ENSO and Indo-Pacific Water Isotopes: Observations, Modeling, and Implications for Proxy Reconstructions

Wednesday, 17 December 2014
Bronwen L Konecky, Georgia Institute of Technology Main Campus, Atlanta, GA, United States, David C Noone, Dept Atmospheric & Oceanic Sci, Boulder, CO, United States, Jesse M Nusbaumer, University of Colorado at Boulder, Atmospheric and Oceanic Sciences, Boulder, CO, United States and Kim M Cobb, EAS Georgia Tech, Atlanta, GA, United States
Water isotope ratios (δ18O, δD) in precipitation, surface waters, and seawater comprise a majority of paleo-hydroclimate proxies in the tropical Indo-Pacific. The δD and δ18O of precipitation and water vapor are powerful tracers of atmospheric circulation processes, and can help to illuminate fundamental interactions between ENSO and the atmospheric water cycle. Throughout the tropics, past changes in δD and δ18O are often attributed to ENSO-driven changes in rainfall amount (via the tropical "amount effect") and related circulation processes. However, recent studies have revealed that ENSO’s impact on rainfall δD in many Indo-Pacific locations deviates substantially from the classic amount effect, with other fractionation and circulation processes becoming more important (e.g. Conroy et al., 2013). In order to accurately reconstruct past changes in Indo-Pacific hydroclimate using water isotopes, an improved understanding is required of the dynamical and microphysical processes controlling δ18Oprecip and δDprecip, and their relationships with ENSO and other climate phenomena.

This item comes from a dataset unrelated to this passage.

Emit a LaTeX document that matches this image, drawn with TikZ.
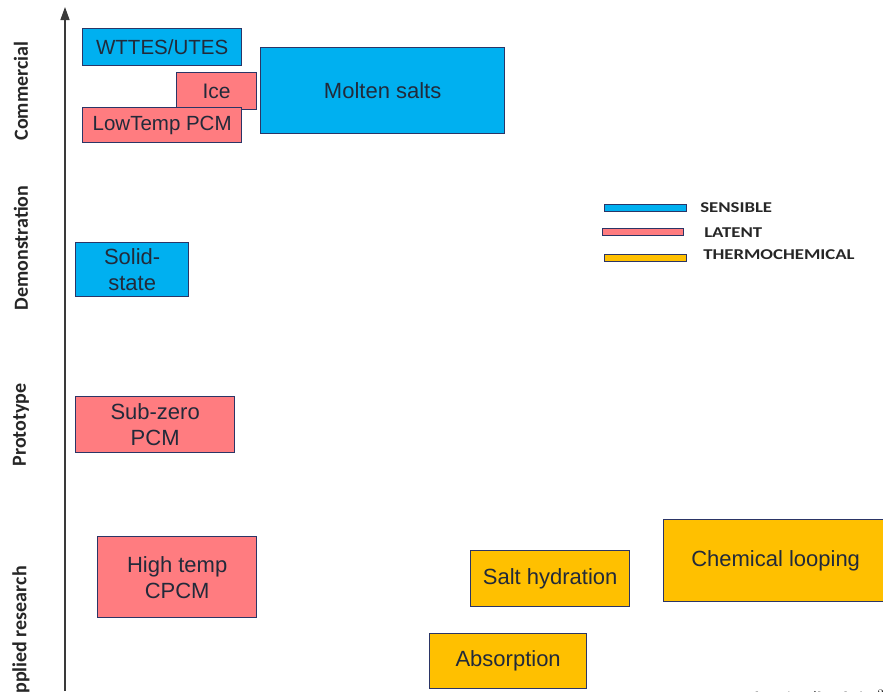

In this study, we examine the controls on δDprecip and δDvapor in the Indo-Pacific and their relationships to ENSO in ground observations, data from the Troposheric Emission Spectrometer (TES) on NASA’s Aura satellite, and a new simulation with the isotope-equipped Community Atmosphere Model v. 5 (iCAM5). In both the model and in observations, we find that the dominant processes driving monthly to interannual δDvapor anomalies differ substantially across the Indo-Pacific. Prominent differences are evident between the Indo-Pacific Warm Pool and the Central/Eastern Pacific (CEP), particularly in the relative importance of precipitation efficiency, detrainment, and rain evaporation on water isotope ratios. The dominant influence of the classic amount effect is spatially variable, with other processes playing important roles especially in the CEP. ENSO’s influence on δDprecip and δDvapor reflects the different controls on fractionation in each region. These findings may challenge the interpretation of some proxy records simply in terms of precipitation amount, while also opening up the possibility for novel reconstructions of other key aspects of atmospheric circulation using water isotopes.